May 042013

COTANGENT – By Daphne Cardillo

DaphneCardillo As I wrote three years ago that Gloria won’t resign at the height of the Senators and civil society’s desperate call for her to resign, indeed, Gloria Macapagal-Arroyo did not resign.  She held on to her post until she can make a smart exit of the presidency by taking the newly proclaimed president Benigno Aquino III to his inaugural.  The former president, however, renounced tradition and did not do the honor of witnessing the swearing in of her successor, and ran fast for her own oath-taking as congresswoman of Pampanga for her own political survival.

Was President Arroyo avoiding a possible embarrassment at hearing Aquino’s inaugural address which proved to be an indictment of her administration?  Had she honorably acquired the presidency and not through the power grab in Edsa II and the massive fraud in the 2004 national elections, Gloria Macapagal- Arroyo would have stayed for the occasion and be part of a striking historical event.  But the former president earlier showed contempt for history and national sentiment, like wining and dining in New York when the whole nation was mourning at Cory’s death.

The inaugural of President Benigno “Noynoy” Aquino III showed the national sentiment by the throng of people who attended the ceremony at Luneta and the millions who were glued on radio and television during those noon hours of June 30, 2010.  It was even reported that there was zero crime-rate at the time the new president gave his inaugural speech, now delivered in Pilipino, and reaching out to the masses of Filipinos who can better understand in that language.

What appeared so striking in that 2010 inaugural was the presence of personages that have figured in our nation’s history in the last four decades.  It must be through political savvy that these men have survived in the chaotic and ruthless world of Philippine politics.  Or it must be that they’re simply destined to be great players in our country’s history.  Or it must be that they represent different symbols in the continuing drama of democracy in the making.

Fidel V. Ramos and Juan Ponce Enrile were two top officials of Marcos during Martial law, the former being a high ranking general who rose to become the vice chief-of-staff of the Armed Forces of the Philippines, and the latter a brilliant lawyer who became Minister of National Defense.  Both became heroes of the Edsa Revolt that toppled Marcos and resulted in the ascendancy of Cory.  Ramos later became president of the republic while Enrile became a prominent lawmaker.  And it must be fate that Enrile is in time the Senate president as to be the one to proclaim Cory’s son as the new president of the Philippines.

Joseph Ejercito Estrada and Jovito Salonga were two of the thirteen senators who voted “No” to the retention of the US Military Bases in 1991, a significant event in which US control over our government has been greatly diminished.  Salonga was a top legislator and a staunch nationalist while Estrada went on to become president of the republic.  And as fate would have it, Estrada was deposed, put under house arrest, convicted, then pardoned; and Salonga, to reach old age.

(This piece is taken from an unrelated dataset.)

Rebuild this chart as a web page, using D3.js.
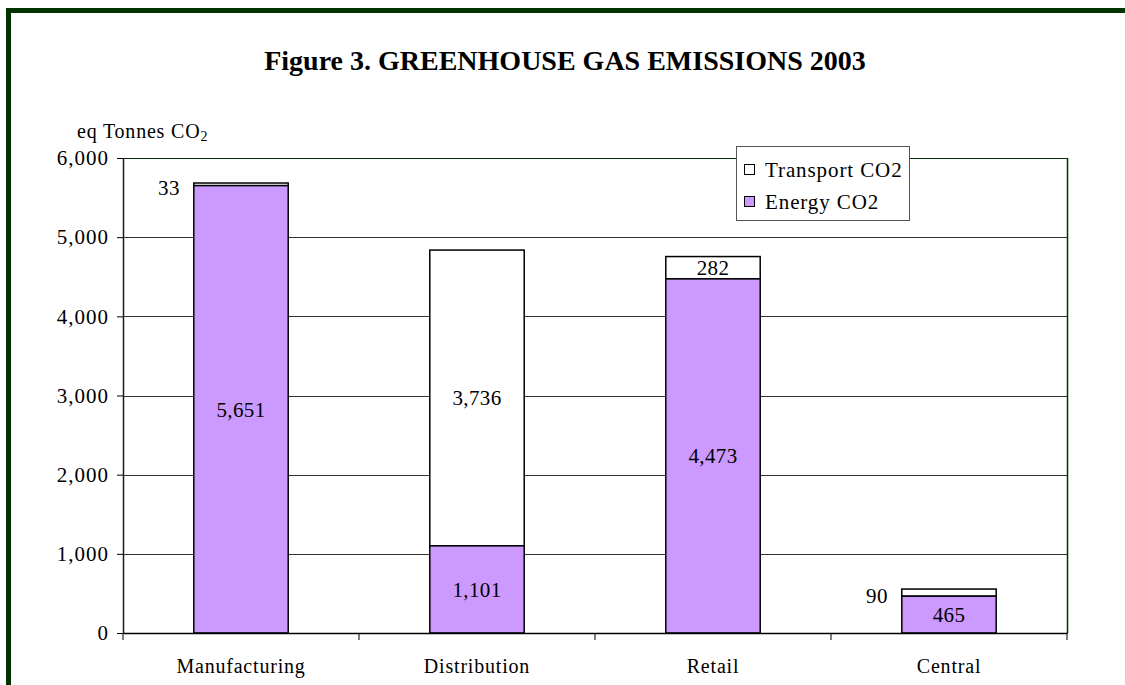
<!DOCTYPE html>
<html><head><meta charset="utf-8">
<script src="https://cdn.jsdelivr.net/npm/d3@7"></script>
<style>body{margin:0;background:#fff}svg{display:block}text{font-family:"Liberation Serif","Times New Roman",serif}</style>
</head><body><svg id="c" width="1125" height="685"></svg>
<script>
const categories = ["Manufacturing","Distribution","Retail","Central"];
const energyCO2 = [5651, 1101, 4473, 465];
const transportCO2 = [33, 3736, 282, 90];
const yTicks = [0,1000,2000,3000,4000,5000,6000];
const seriesNames = ["Transport CO2","Energy CO2"];

const svg = d3.select("#c");
const W=1125,H=685;
const m = {l:123, r:1067, t:158, b:633};
const FF = "Liberation Serif";

svg.append("rect").attr("x",8.5).attr("y",10.5).attr("width",W+20).attr("height",H+20)
  .attr("fill","none").attr("stroke","#003300").attr("stroke-width",5);

svg.append("text").attr("x",565).attr("y",70).attr("text-anchor","middle")
  .attr("font-size",28).attr("font-weight","bold").text("Figure 3. GREENHOUSE GAS EMISSIONS 2003");

const yl = svg.append("text").attr("x",77).attr("y",138).attr("font-size",20).attr("letter-spacing",0.8);
yl.append("tspan").text("eq Tonnes CO");
yl.append("tspan").attr("font-size",14).attr("dy",3).text("2");

const x = d3.scaleBand().domain(categories).range([m.l,m.r]).paddingInner(0.6).paddingOuter(0.3);
const y = d3.scaleLinear().domain([0,6000]).range([m.b,m.t]);

// gridlines
svg.append("g").selectAll("line").data(yTicks.filter(d=>d>0)).join("line")
  .attr("x1",m.l).attr("x2",m.r).attr("y1",d=>Math.round(y(d))+0.5).attr("y2",d=>Math.round(y(d))+0.5)
  .attr("stroke",d=>d===6000?"#003300":"#333").attr("stroke-width",1);
svg.append("line").attr("x1",m.r+0.5).attr("x2",m.r+0.5).attr("y1",m.t).attr("y2",m.b)
  .attr("stroke","#003300").attr("stroke-width",1.5);

const data = categories.map((c,i)=>({c, e:energyCO2[i], t:transportCO2[i]}));
const bars = svg.append("g");
const fmt = d3.format(",");
data.forEach(d=>{
  const x0 = x(d.c), bw = x.bandwidth();
  bars.append("rect").attr("x",x0).attr("width",bw).attr("y",y(d.e+d.t)).attr("height",y(d.e)-y(d.e+d.t))
    .attr("fill","#fff").attr("stroke","#000").attr("stroke-width",1.5);
  bars.append("rect").attr("x",x0).attr("width",bw).attr("y",y(d.e)).attr("height",y(0)-y(d.e))
    .attr("fill","#CC99FF").attr("stroke","#000").attr("stroke-width",1.5);
  bars.append("text").attr("x",x0+bw/2).attr("y",(y(d.e)+y(0))/2).attr("dy","0.35em")
    .attr("text-anchor","middle").attr("font-size",21).attr("letter-spacing",0.4).text(fmt(d.e));
  const small = d.t < 200;
  bars.append("text").attr("x",small? x0-14 : x0+bw/2).attr("y",(y(d.e)+y(d.e+d.t))/2 + (small?3:0)).attr("dy","0.35em")
    .attr("text-anchor",small?"end":"middle").attr("font-size",21).attr("letter-spacing",0.4).text(fmt(d.t));
});

// axes
const ya = svg.append("g").attr("transform",`translate(${m.l},0)`)
  .call(d3.axisLeft(y).tickValues(yTicks).tickFormat(fmt).tickSize(6).tickSizeOuter(0));
ya.select(".domain").attr("stroke","#0a2a0a").attr("stroke-width",1.5);
ya.selectAll(".tick line").attr("stroke","#000");
ya.selectAll("text").attr("font-size",21).attr("font-family",FF).attr("letter-spacing",1).attr("fill","#000").attr("x",-14);

const xa = svg.append("g").attr("transform",`translate(0,${m.b})`)
  .call(d3.axisBottom(x).tickSize(0).tickSizeOuter(0));
xa.select(".domain").attr("stroke","#000").attr("stroke-width",1.5);
xa.selectAll("text").attr("font-size",20).attr("font-family",FF).attr("letter-spacing",0.8).attr("fill","#000").attr("dy","0").attr("y",40);
const bounds = categories.map(c=>x(c)-x.step()*0.3).concat([m.r]);
svg.append("g").selectAll("line").data(bounds).join("line")
  .attr("x1",d=>d).attr("x2",d=>d).attr("y1",m.b).attr("y2",m.b+7).attr("stroke","#000");

// legend
const lg = svg.append("g");
lg.append("rect").attr("x",736.5).attr("y",146.5).attr("width",173).attr("height",74)
  .attr("fill","#fff").attr("stroke","#555").attr("stroke-width",1);
const cols = ["#fff","#CC99FF"];
seriesNames.forEach((s,i)=>{
  lg.append("rect").attr("x",744.5).attr("y",164.5+i*32).attr("width",10).attr("height",10)
    .attr("fill",cols[i]).attr("stroke","#000");
  lg.append("text").attr("x",765).attr("y",170+i*32).attr("dy","0.35em").attr("font-size",21).attr("letter-spacing",0.9).text(s);
});
</script></body></html>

Benigno Aquino III himself appeared to be a continuity of a family saga that has influenced the course of our country’s events in the last forty years.  His father, Benigno “Ninoy” Aquino Jr. was a brilliant politician but undoubtedly considered a leader of the Filipino people, for his death proved to be a turning point in the fight for freedom and democracy in this country.  The people rose up to topple a dictator and now led by Ninoy’s wife, Corazon “Cory” Aquino, our country embarked on a more participative form of democratic governance.

With Cory’s death and fueled by the excesses and misconduct of the Arroyo administration, the need for a moral leader in the person of her son Noynoy proved to be the nation’s urgent call.  The people’s consciousness was revealed when they elected Noynoy to be their president.  And like Cory, Noynoy looks destined to lead the country for a certain purpose.  Even Ninoy’s death was also destined for a specific purpose for many freedom-loving Filipinos have died before him but did not make that same historical impact.

We are still a people that want to be led and our choices are still influenced by our past.  Being ruled by the elite is a continuation of that master-servant relationship brought about by more than three centuries of feudalism under Spanish colonization.  And the predisposition to see things as either good or evil a great influence of the Catholic Church.  In shaping our nation’s history, we can see that the process has been more of undoing the past than charting an unknown territory.